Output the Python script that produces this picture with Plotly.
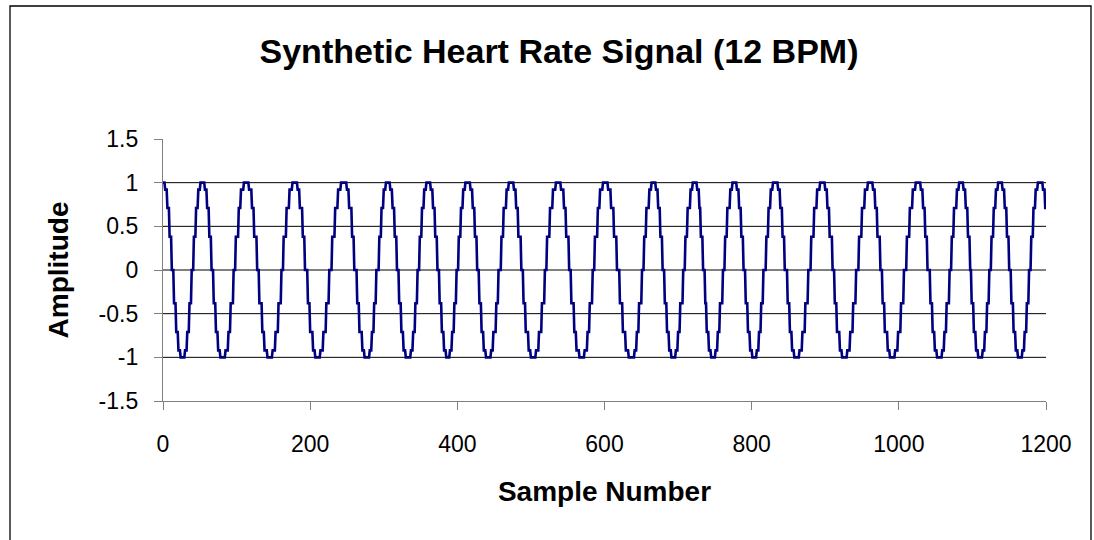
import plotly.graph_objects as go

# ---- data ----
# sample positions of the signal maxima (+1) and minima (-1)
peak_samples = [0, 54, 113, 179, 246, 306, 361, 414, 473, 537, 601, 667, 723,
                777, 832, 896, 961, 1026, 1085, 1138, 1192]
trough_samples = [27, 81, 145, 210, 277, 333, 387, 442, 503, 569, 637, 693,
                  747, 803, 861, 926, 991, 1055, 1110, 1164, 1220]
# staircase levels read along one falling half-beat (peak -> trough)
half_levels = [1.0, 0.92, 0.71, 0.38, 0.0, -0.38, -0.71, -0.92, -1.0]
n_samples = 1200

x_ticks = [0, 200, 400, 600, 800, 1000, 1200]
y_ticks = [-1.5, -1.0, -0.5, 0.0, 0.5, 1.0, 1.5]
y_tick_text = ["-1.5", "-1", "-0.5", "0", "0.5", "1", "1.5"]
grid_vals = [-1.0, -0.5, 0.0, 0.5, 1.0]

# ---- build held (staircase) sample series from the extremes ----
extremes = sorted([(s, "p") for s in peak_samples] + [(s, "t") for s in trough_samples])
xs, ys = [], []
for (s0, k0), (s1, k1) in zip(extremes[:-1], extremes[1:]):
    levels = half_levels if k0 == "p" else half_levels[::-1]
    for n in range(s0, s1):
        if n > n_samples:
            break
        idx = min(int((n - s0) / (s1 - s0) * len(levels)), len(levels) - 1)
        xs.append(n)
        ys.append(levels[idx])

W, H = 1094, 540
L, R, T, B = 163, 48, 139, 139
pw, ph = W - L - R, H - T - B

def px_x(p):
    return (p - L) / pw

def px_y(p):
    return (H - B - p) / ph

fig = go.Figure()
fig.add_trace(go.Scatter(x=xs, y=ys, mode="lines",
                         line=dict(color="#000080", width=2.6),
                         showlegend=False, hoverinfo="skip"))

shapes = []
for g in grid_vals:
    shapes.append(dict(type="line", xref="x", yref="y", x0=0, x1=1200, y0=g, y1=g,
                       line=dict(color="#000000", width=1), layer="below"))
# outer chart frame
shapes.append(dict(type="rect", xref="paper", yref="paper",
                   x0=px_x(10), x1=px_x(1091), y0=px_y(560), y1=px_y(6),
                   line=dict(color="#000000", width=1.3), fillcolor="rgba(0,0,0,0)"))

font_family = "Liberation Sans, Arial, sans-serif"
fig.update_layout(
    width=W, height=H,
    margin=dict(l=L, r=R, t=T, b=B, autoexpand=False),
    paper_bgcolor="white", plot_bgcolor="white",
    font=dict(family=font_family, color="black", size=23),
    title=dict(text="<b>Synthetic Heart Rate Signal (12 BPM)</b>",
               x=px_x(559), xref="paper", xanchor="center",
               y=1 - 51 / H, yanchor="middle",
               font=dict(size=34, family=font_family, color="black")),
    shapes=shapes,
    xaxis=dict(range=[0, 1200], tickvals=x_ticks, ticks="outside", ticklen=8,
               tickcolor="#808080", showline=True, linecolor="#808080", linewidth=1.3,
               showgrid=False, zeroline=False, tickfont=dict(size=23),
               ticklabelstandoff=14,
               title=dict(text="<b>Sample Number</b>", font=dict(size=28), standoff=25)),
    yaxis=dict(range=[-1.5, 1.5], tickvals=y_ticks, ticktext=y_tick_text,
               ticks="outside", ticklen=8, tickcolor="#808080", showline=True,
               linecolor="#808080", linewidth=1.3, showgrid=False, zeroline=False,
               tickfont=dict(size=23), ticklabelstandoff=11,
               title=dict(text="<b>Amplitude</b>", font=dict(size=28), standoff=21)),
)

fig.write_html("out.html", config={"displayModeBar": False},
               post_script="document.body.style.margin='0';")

· · · · · · ·

[TASK DESCRIPTION]
The lines from the start of the data through the line that contains "import plotly.graph_objects as go" are to be returned exactly, please, with both ends included and every picture left out.

[RESULT FOR THIS EXERCISE]
Output the Python script that produces this picture with Plotly.
import plotly.graph_objects as go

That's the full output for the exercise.